/---
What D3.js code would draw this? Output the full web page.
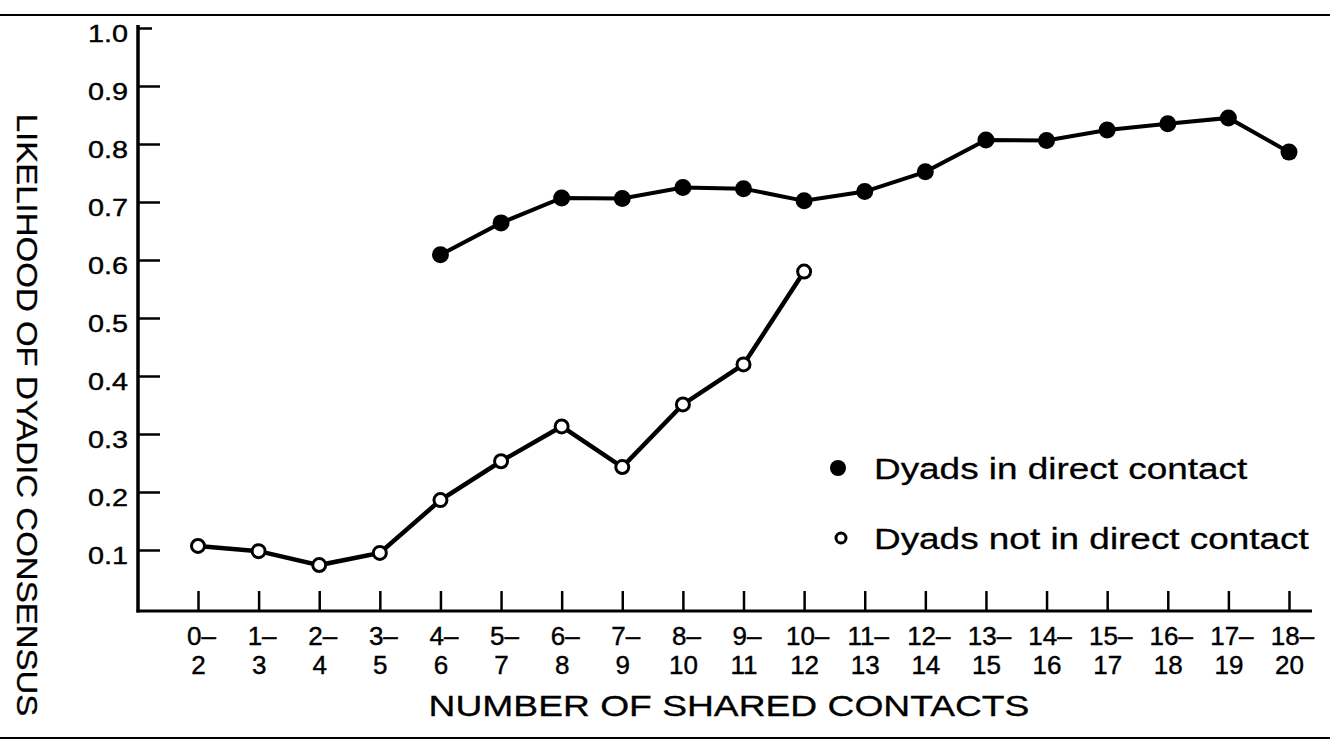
<!DOCTYPE html>
<html>
<head>
<meta charset="utf-8">
<script src="https://cdn.jsdelivr.net/npm/d3@7"></script>
<style>
  body { margin: 0; background: #fff; }
  svg { display: block; font-family: "Liberation Sans", Arial, sans-serif; }
</style>
</head>
<body>
<svg width="1330" height="750"></svg>
<script>
const categories = ["0-2","1-3","2-4","3-5","4-6","5-7","6-8","7-9","8-10","9-11","10-12",
  "11-13","12-14","13-15","14-16","15-17","16-18","17-19","18-20"];

// dyads not in direct contact (open circles), 0-2 .. 10-12
const notDirectCats = categories.slice(0, 11);
const notDirect = [0.107, 0.098, 0.074, 0.095, 0.186, 0.253, 0.313, 0.243, 0.351, 0.42, 0.58];

// dyads in direct contact (filled circles), 4-6 .. 18-20
const directCats = categories.slice(4);
const direct = [0.609, 0.664, 0.707, 0.706, 0.725, 0.723, 0.702, 0.718, 0.752, 0.807, 0.806, 0.824, 0.835, 0.845, 0.786];

const yTicks = [0.1, 0.2, 0.3, 0.4, 0.5, 0.6, 0.7, 0.8, 0.9, 1.0];

const FONT = "'Liberation Sans', Arial, sans-serif";
const svg = d3.select("svg");

const x = d3.scalePoint().domain(categories).range([198, 1289]);
const y = d3.scaleLinear().domain([0, 1]).range([608, 28]);

// the scanned type is wider than plain Arial
function stretch(sel, k) {
  sel.each(function() {
    const w = this.getComputedTextLength();
    d3.select(this).attr("textLength", w * k).attr("lengthAdjust", "spacingAndGlyphs");
  });
}

// scan page rules
svg.append("line").attr("x1", 0).attr("x2", 1330).attr("y1", 15).attr("y2", 15)
  .attr("stroke", "#000").attr("stroke-width", 2);
svg.append("line").attr("x1", 0).attr("x2", 1330).attr("y1", 738).attr("y2", 738)
  .attr("stroke", "#000").attr("stroke-width", 2);

// axis lines
const x0 = 138, yBase = 611;
svg.append("line").attr("x1", x0).attr("x2", x0).attr("y1", 25).attr("y2", yBase + 1.5)
  .attr("stroke", "#000").attr("stroke-width", 3.5);
svg.append("line").attr("x1", x0 - 1.5).attr("x2", 1312).attr("y1", yBase).attr("y2", yBase)
  .attr("stroke", "#000").attr("stroke-width", 3);

// y axis
const yAxis = d3.axisLeft(y).tickValues(yTicks).tickFormat(d3.format(".1f"))
  .tickSizeInner(-22).tickSizeOuter(0).tickPadding(10);
const gy = svg.append("g").attr("transform", `translate(${x0},0)`).call(yAxis)
  .attr("font-family", FONT).attr("font-size", 24);
gy.select(".domain").remove();
gy.selectAll(".tick line").attr("stroke", "#000").attr("stroke-width", 2.5);
gy.selectAll(".tick line").filter(d => d === 1).attr("x2", 14);
gy.selectAll(".tick text").attr("dy", "0.55em").attr("fill", "#000")
  .attr("stroke", "#000").attr("stroke-width", 0.4);
stretch(gy.selectAll(".tick text"), 1.2);

// x axis
const xAxis = d3.axisBottom(x).tickSizeInner(-20).tickSizeOuter(0).tickFormat("");
const gx = svg.append("g").attr("transform", `translate(0,${yBase})`).call(xAxis)
  .attr("font-family", FONT).attr("font-size", 25);
gx.select(".domain").remove();
gx.selectAll(".tick line").attr("stroke", "#000").attr("stroke-width", 2.5);
gx.selectAll(".tick text")
  .attr("y", 0).attr("dy", null).attr("fill", "#000")
  .attr("stroke", "#000").attr("stroke-width", 0.4)
  .each(function(d) {
    const parts = d.split("-");
    const t = d3.select(this);
    t.append("tspan").attr("x", 3).attr("y", 34).text(parts[0] + "\u2012");
    t.append("tspan").attr("x", 0).attr("y", 63).text(parts[1]);
  });
stretch(gx.selectAll(".tick tspan"), 1.04);

// axis titles
const xTitle = svg.append("text").attr("x", 729).attr("y", 716).attr("text-anchor", "middle")
  .attr("font-family", FONT).attr("font-size", 30).attr("fill", "#000")
  .attr("stroke", "#000").attr("stroke-width", 0.3)
  .text("NUMBER OF SHARED CONTACTS");
stretch(xTitle, 1.24);
const yTitle = svg.append("text").attr("transform", "translate(17,415) rotate(90)")
  .attr("text-anchor", "middle")
  .attr("font-family", FONT).attr("font-size", 30).attr("fill", "#000")
  .attr("stroke", "#000").attr("stroke-width", 0.3)
  .text("LIKELIHOOD OF DYADIC CONSENSUS");
stretch(yTitle, 1.1);

// lines
const line = d3.line().x(d => x(d[0])).y(d => y(d[1]));
const directData = directCats.map((c, i) => [c, direct[i]]);
const notDirectData = notDirectCats.map((c, i) => [c, notDirect[i]]);

svg.append("path").datum(directData).attr("d", line)
  .attr("fill", "none").attr("stroke", "#000").attr("stroke-width", 4);
svg.append("path").datum(notDirectData).attr("d", line)
  .attr("fill", "none").attr("stroke", "#000").attr("stroke-width", 4.5);

svg.selectAll(".pt-direct").data(directData).join("circle").attr("class", "pt-direct")
  .attr("cx", d => x(d[0])).attr("cy", d => y(d[1])).attr("r", 8.5).attr("fill", "#000");
svg.selectAll(".pt-open").data(notDirectData).join("circle").attr("class", "pt-open")
  .attr("cx", d => x(d[0])).attr("cy", d => y(d[1])).attr("r", 6.5)
  .attr("fill", "#fff").attr("stroke", "#000").attr("stroke-width", 3);

// legend
const legend = svg.append("g").attr("font-family", FONT).attr("font-size", 30);
legend.append("circle").attr("cx", 838).attr("cy", 468).attr("r", 8).attr("fill", "#000");
legend.append("circle").attr("cx", 841).attr("cy", 538).attr("r", 5).attr("fill", "#fff")
  .attr("stroke", "#000").attr("stroke-width", 3);
const legendText = legend.selectAll("text")
  .data([["Dyads in direct contact", 479], ["Dyads not in direct contact", 549]])
  .join("text").attr("x", 874).attr("y", d => d[1])
  .attr("fill", "#000").attr("stroke", "#000").attr("stroke-width", 0.3)
  .text(d => d[0]);
stretch(legendText, 1.23);
</script>
</body>
</html>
\---
WHAT YOU NEED TO DO =>
Reproduce the whole listing word for word, setting aside any pictures.

WRITTEN REPLY =>
What D3.js code would draw this? Output the full web page.
<!DOCTYPE html>
<html>
<head>
<meta charset="utf-8">
<script src="https://cdn.jsdelivr.net/npm/d3@7"></script>
<style>
  body { margin: 0; background: #fff; }
  svg { display: block; font-family: "Liberation Sans", Arial, sans-serif; }
</style>
</head>
<body>
<svg width="1330" height="750"></svg>
<script>
const categories = ["0-2","1-3","2-4","3-5","4-6","5-7","6-8","7-9","8-10","9-11","10-12",
  "11-13","12-14","13-15","14-16","15-17","16-18","17-19","18-20"];

// dyads not in direct contact (open circles), 0-2 .. 10-12
const notDirectCats = categories.slice(0, 11);
const notDirect = [0.107, 0.098, 0.074, 0.095, 0.186, 0.253, 0.313, 0.243, 0.351, 0.42, 0.58];

// dyads in direct contact (filled circles), 4-6 .. 18-20
const directCats = categories.slice(4);
const direct = [0.609, 0.664, 0.707, 0.706, 0.725, 0.723, 0.702, 0.718, 0.752, 0.807, 0.806, 0.824, 0.835, 0.845, 0.786];

const yTicks = [0.1, 0.2, 0.3, 0.4, 0.5, 0.6, 0.7, 0.8, 0.9, 1.0];

const FONT = "'Liberation Sans', Arial, sans-serif";
const svg = d3.select("svg");

const x = d3.scalePoint().domain(categories).range([198, 1289]);
const y = d3.scaleLinear().domain([0, 1]).range([608, 28]);

// the scanned type is wider than plain Arial
function stretch(sel, k) {
  sel.each(function() {
    const w = this.getComputedTextLength();
    d3.select(this).attr("textLength", w * k).attr("lengthAdjust", "spacingAndGlyphs");
  });
}

// scan page rules
svg.append("line").attr("x1", 0).attr("x2", 1330).attr("y1", 15).attr("y2", 15)
  .attr("stroke", "#000").attr("stroke-width", 2);
svg.append("line").attr("x1", 0).attr("x2", 1330).attr("y1", 738).attr("y2", 738)
  .attr("stroke", "#000").attr("stroke-width", 2);

// axis lines
const x0 = 138, yBase = 611;
svg.append("line").attr("x1", x0).attr("x2", x0).attr("y1", 25).attr("y2", yBase + 1.5)
  .attr("stroke", "#000").attr("stroke-width", 3.5);
svg.append("line").attr("x1", x0 - 1.5).attr("x2", 1312).attr("y1", yBase).attr("y2", yBase)
  .attr("stroke", "#000").attr("stroke-width", 3);

// y axis
const yAxis = d3.axisLeft(y).tickValues(yTicks).tickFormat(d3.format(".1f"))
  .tickSizeInner(-22).tickSizeOuter(0).tickPadding(10);
const gy = svg.append("g").attr("transform", `translate(${x0},0)`).call(yAxis)
  .attr("font-family", FONT).attr("font-size", 24);
gy.select(".domain").remove();
gy.selectAll(".tick line").attr("stroke", "#000").attr("stroke-width", 2.5);
gy.selectAll(".tick line").filter(d => d === 1).attr("x2", 14);
gy.selectAll(".tick text").attr("dy", "0.55em").attr("fill", "#000")
  .attr("stroke", "#000").attr("stroke-width", 0.4);
stretch(gy.selectAll(".tick text"), 1.2);

// x axis
const xAxis = d3.axisBottom(x).tickSizeInner(-20).tickSizeOuter(0).tickFormat("");
const gx = svg.append("g").attr("transform", `translate(0,${yBase})`).call(xAxis)
  .attr("font-family", FONT).attr("font-size", 25);
gx.select(".domain").remove();
gx.selectAll(".tick line").attr("stroke", "#000").attr("stroke-width", 2.5);
gx.selectAll(".tick text")
  .attr("y", 0).attr("dy", null).attr("fill", "#000")
  .attr("stroke", "#000").attr("stroke-width", 0.4)
  .each(function(d) {
    const parts = d.split("-");
    const t = d3.select(this);
    t.append("tspan").attr("x", 3).attr("y", 34).text(parts[0] + "\u2012");
    t.append("tspan").attr("x", 0).attr("y", 63).text(parts[1]);
  });
stretch(gx.selectAll(".tick tspan"), 1.04);

// axis titles
const xTitle = svg.append("text").attr("x", 729).attr("y", 716).attr("text-anchor", "middle")
  .attr("font-family", FONT).attr("font-size", 30).attr("fill", "#000")
  .attr("stroke", "#000").attr("stroke-width", 0.3)
  .text("NUMBER OF SHARED CONTACTS");
stretch(xTitle, 1.24);
const yTitle = svg.append("text").attr("transform", "translate(17,415) rotate(90)")
  .attr("text-anchor", "middle")
  .attr("font-family", FONT).attr("font-size", 30).attr("fill", "#000")
  .attr("stroke", "#000").attr("stroke-width", 0.3)
  .text("LIKELIHOOD OF DYADIC CONSENSUS");
stretch(yTitle, 1.1);

// lines
const line = d3.line().x(d => x(d[0])).y(d => y(d[1]));
const directData = directCats.map((c, i) => [c, direct[i]]);
const notDirectData = notDirectCats.map((c, i) => [c, notDirect[i]]);

svg.append("path").datum(directData).attr("d", line)
  .attr("fill", "none").attr("stroke", "#000").attr("stroke-width", 4);
svg.append("path").datum(notDirectData).attr("d", line)
  .attr("fill", "none").attr("stroke", "#000").attr("stroke-width", 4.5);

svg.selectAll(".pt-direct").data(directData).join("circle").attr("class", "pt-direct")
  .attr("cx", d => x(d[0])).attr("cy", d => y(d[1])).attr("r", 8.5).attr("fill", "#000");
svg.selectAll(".pt-open").data(notDirectData).join("circle").attr("class", "pt-open")
  .attr("cx", d => x(d[0])).attr("cy", d => y(d[1])).attr("r", 6.5)
  .attr("fill", "#fff").attr("stroke", "#000").attr("stroke-width", 3);

// legend
const legend = svg.append("g").attr("font-family", FONT).attr("font-size", 30);
legend.append("circle").attr("cx", 838).attr("cy", 468).attr("r", 8).attr("fill", "#000");
legend.append("circle").attr("cx", 841).attr("cy", 538).attr("r", 5).attr("fill", "#fff")
  .attr("stroke", "#000").attr("stroke-width", 3);
const legendText = legend.selectAll("text")
  .data([["Dyads in direct contact", 479], ["Dyads not in direct contact", 549]])
  .join("text").attr("x", 874).attr("y", d => d[1])
  .attr("fill", "#000").attr("stroke", "#000").attr("stroke-width", 0.3)
  .text(d => d[0]);
stretch(legendText, 1.23);
</script>
</body>
</html>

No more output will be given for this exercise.